Researchers at Caltech have discovered a new phase of matter. This is the phase that occurs immediately prior to the transformation of a material into a superconductor. Superconductors can conduct electricity with no resistance.
There are currently two phases observed in materials including charge-ordered phase and spin ordered phase. Electrons within charge-ordered phase materials are distributed in a particular and regular pattern which allows for the most efficient energy conduction.
In the majority of materials, electrons spin in random directions with no real order. However, in spin ordered phase materials, the spins are all parallel because the material is magnetic.
This newly discovered phase has been deemed the multi-polar ordered phase because there are two electrons paired with each other, each spinning in opposite directions.

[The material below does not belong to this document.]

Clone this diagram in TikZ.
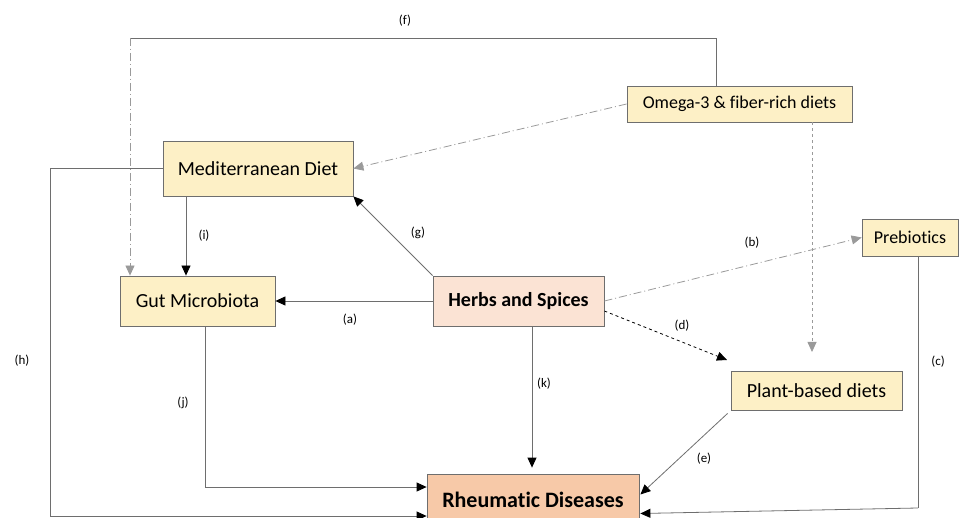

The Caltech research team discovered this phase in an iridate compound strontium-iridium oxide. These materials, similar to cuprates, have superconductivity at “high” temperatures, which are really just over -279.4 degrees Fahrenheit). The typical superconductive temperature is absolute 0 (0 Kelvin), so these temperatures are relatively much higher.
In order to give cuprates their superconductive properties, they must become an ideal conductor through the addition or subtraction of electrons. The cuprates go through a “pseudogap” before becoming a superconductor, and strontium-iridium oxide showed this pseudogap when exposed to the same doping and temperature conditions, which means this material has an important link to superconductors.
This phase could very well be existent in many other materials, and this future direction is what the researchers are looking for.